M. Sakai
Chiba University,
Japan
Keywords: printed electronics, flexible electronics, novel printing, ultrasonic sintering
Summary:
Novel and multi-material solvent-free printing process for printed electronics is developed using toner-type patterning of organic semiconductor, insulator, metal and other conductor particles, and the subsequent thin-film formation by ultrasonic sintering. Toner type printing makes circuit and device pattern of material particles by electrostatic force, although conventional toner technology was only for insulating complex materials charged by friction charging. In this work, we expanded this technology for metals and other conductive materials, for example, graphite, carbon nanotube, graphene, ZnO, Au, Ag, Cu and so on.

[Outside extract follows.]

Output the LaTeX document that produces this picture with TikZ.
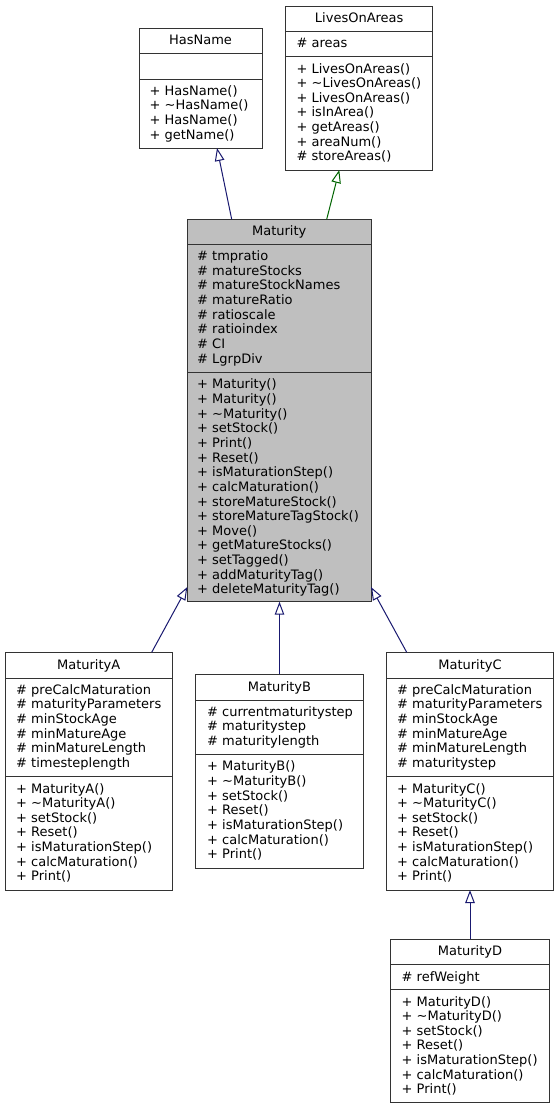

In the electrostatic transfer patterning, approximately 10 - 30 micrometer resolution pattern printing, which depends on the material, was achieved in our laboratory in the development phase. High throughput and large area page printing are also expected in this type of technologies. On the other hand, ultrasonic sintering that enables the thin film formation and quick sintering by applying the ultrasonic vibration, was also applied on the wide range of materials. Ultrasonic sintering is a powerful tool to melt organic semiconductor and insulators, and to sinter the oxide semiconductor or metal particles in several seconds. Ultrasonic sintering generates local high temperature and instantaneous high pressure at the material interface, so we can sinter the oxides and metals on plastic film surface, and we also had demonstrated that we can make organic thin film transistor on plastic film surface. The electrostatic transfer use nearly the same principle as that used in office use toner printing, therefore that is additive, direct digital and page printing. In addition, toner printing is also environmentally friendly compared with other printing technologies because it is solvent free, saves materials, and enables easy recycling.